• D.YANG

The world is but a canvas to our imagination.

Pandas Indexing


Basic

There are few method we can access our DataFrame with pandas. There are .ix, .loc and .iloc. We will examine them one by one.

.ix

Since .ix is deprecated right now. And .loc, .iloc are expected replacements. .ix is a mixture of .loc and .iloc which supports mixed integer and label based indexing. We will focus more time with .loc and iloc instead of .ix.

.loc

Label-location based indexing

It has the basic format of pd.DataFrame.loc[<row(s)>,<column(s)>]. If we want to select single row of some DataFrame we created. We can use myDataFrame.loc[0,:]. Since it starts with number 0. And colon (:) means selecting all columns. If we want to select certain rows or columns. We can use myDataFrame.loc[[0,1,2],:] or myDataFrame.loc[0:2,:] to select row 0,1,2 and all columns. And please notice that when we use 0:2 colon expression, it will include both endpoints (both 0 and 2), unlike range(0,2), only include left endpoint, not right endpoint (only 0, not 2).
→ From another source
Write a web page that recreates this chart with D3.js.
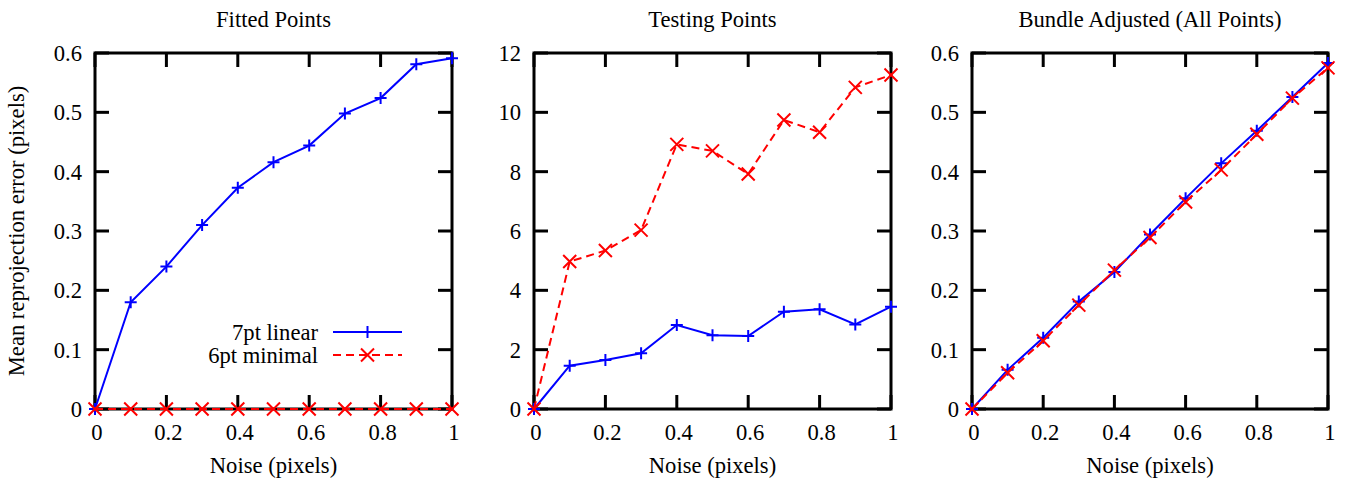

Or we want to select certain columns, we can use myDataFrame.loc[:,['col_name1','col_name3']] will only select two columns of ‘col_name1’ and ‘col_name2’. We also can select consecutive columns using myDataFrame.loc[:,'col_name1':'col_name3'] to select three columns of ‘col_name1’ to ‘col_name2’.

Boolean Selection

To select observations with State column equal to ‘New York’, we can use myDataFrame.loc[myDataFrame.State=='New York',:].

.iloc

Integer-location based indexing

It has the same format as .loc of pd.DataFrame.iloc[<row(s)>,<column(s)>]. To select single of multiple rows or columns, we can use myDataFrame.iloc[:,[0,3]] to select all rows and first column(0) and forth column(3). We can also use 0:3 colon expression. However in this case, it’s inclusive from left endpoint but exclusive from right endpoint like list(range(0,3)). In this case 0:3 will show only 0,1,2 columns. You can also do a boolean selection like .loc in .iloc.